Il y a des leçons qui ne peuvent être oubliées. Elles sont ancrées en nous tels des tatouages du cœur et de l’esprit.
Il est souvent difficile de remonter en selle lorsque nous sommes tombés de cheval. Cela m’est arrivé lorsque j’étais jeune et j’en garde une leçon qui me servira toute ma vie. Mon père voulait me faire connaître l’équitation et malgré mon jeune âge (j’avais à peine 7 ans), il m’installa sur une vieille bourrique de jument dotée d’un calme plat!
Pourtant, la vieille jument ce jour-là, se sentie rajeunir sous mon poids plume d’enfant, se mit à galoper vraiment très rapidement. Papa me criait de tirer sur les rênes, mais j’avais beau tirer, je n’avais pas la force nécessaire pour donner à ma monture un seul indice que je voulais qu’elle ralentisse le pas. Du coup j’ai pris peur et je me suis lancée sur le côté, dans le vide et j’ai atterri au sol avec le menton!
La jument qui s’était encore plus affolée devant mes cris et mes pleurs d’enfant était déjà bien loin et ce sont les gens œuvrant sur le ranch qui l’ont rattrapée sans aucune difficulté, je dois bien l’avouer. Mon père accouru vers moi qui souhaitait qu’on sèche mes larmes et qu’on m’entoure de bras solides pour me réconforter. Il n’en fut rien.
Ne jamais abandonner
C’est d’un « Alors? Tu recommences? » qu’il me souleva de terre tout en tapotant sur mes pantalons qui, au second choc de la chute, avaient mordu la poussière. Au début, je croyais bien qu’il blaguait, mais j’ai vite compris qu’il n’en était rien. Mon papa était sérieux. Il voulait me faire remonter en selle.

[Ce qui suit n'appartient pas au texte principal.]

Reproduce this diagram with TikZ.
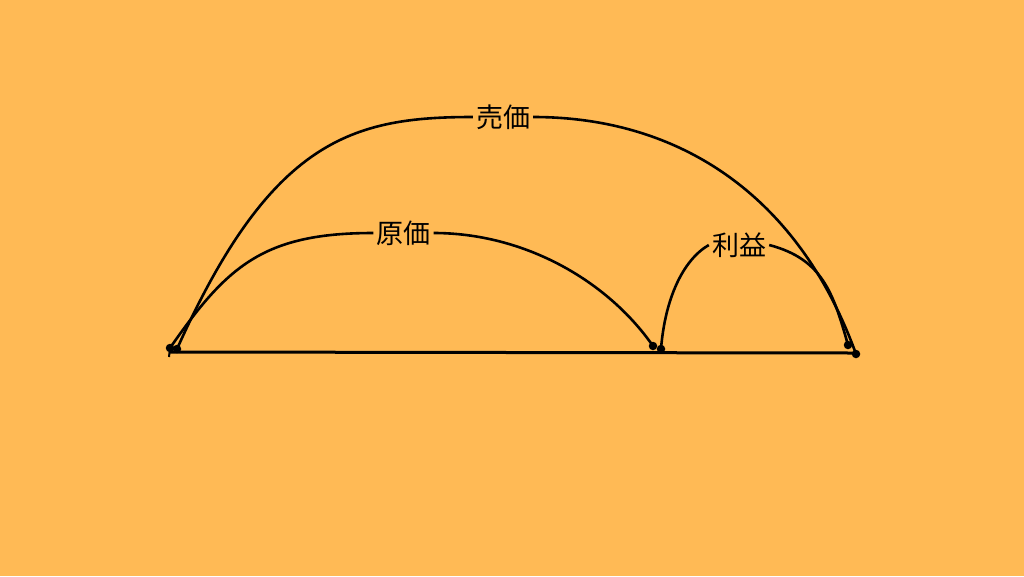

Il m’expliqua, devant mon refus instantané, que si je ne remontais pas immédiatement, jamais je ne le ferais parce que la peur s’emparerait de moi. J’aimais mon père par-dessus tout et je ne voulais que lui plaire. Du haut de mes 7 ans à peine, j’ai décidé de le rendre fier. Je me foutais bien de ce qu’il me disait en fait… l’important est que je voyais bien qu’il croyait vraiment en ses propos et ce n’est pas moi qui allais le décevoir.
La seconde fois où j’ai monté à cheval, c’était avec lui. Il me prit comme passagère sur sa monture fougueuse et me demanda de l’aider à tenir les rênes. Je m’appliquais à rendre mon père fier sans me rendre compte que, dans le fond, c’était lui qui dirigeait la bête.
Depuis ce jour, je suis tombée de cheval plusieurs fois et j’ai remonté en selle aussitôt de façon métaphorique bien entendu. Je n’ai jamais véritablement refait d’équitation depuis mes 7 ans. Mais j’ai « galopé » vers mes objectifs en tenant bien fermement les rênes dans mes mains. Et si par malheur je les échappais, que le galop était trop rapide ou que je tombais, j’essuyais mes larmes, je me secouais un peu et je me remettais en selle.
Mon père ne m’a pas donné énormément de leçons dans ma vie, puisqu’il était absent de ma vie. Il est décédé lorsque j’avais à peine dix-huit ans, un âge où des leçons j’en aurais bien pris davantage! Mais la leçon d’équitation qu’il me donna ce jour-là fut la plus belle leçon reçue de toute ma vie.
Grâce à elle, je peux voyager de rêve en rêve, en faire des objectifs concrets, les poursuivre et les atteindre. Et si, dans mon voyage, il m’arrive de me casser la gueule, j’imagine mon père qui me dit : « Alors? Tu recommences? » et c’est de là que me viennent tous mes élans.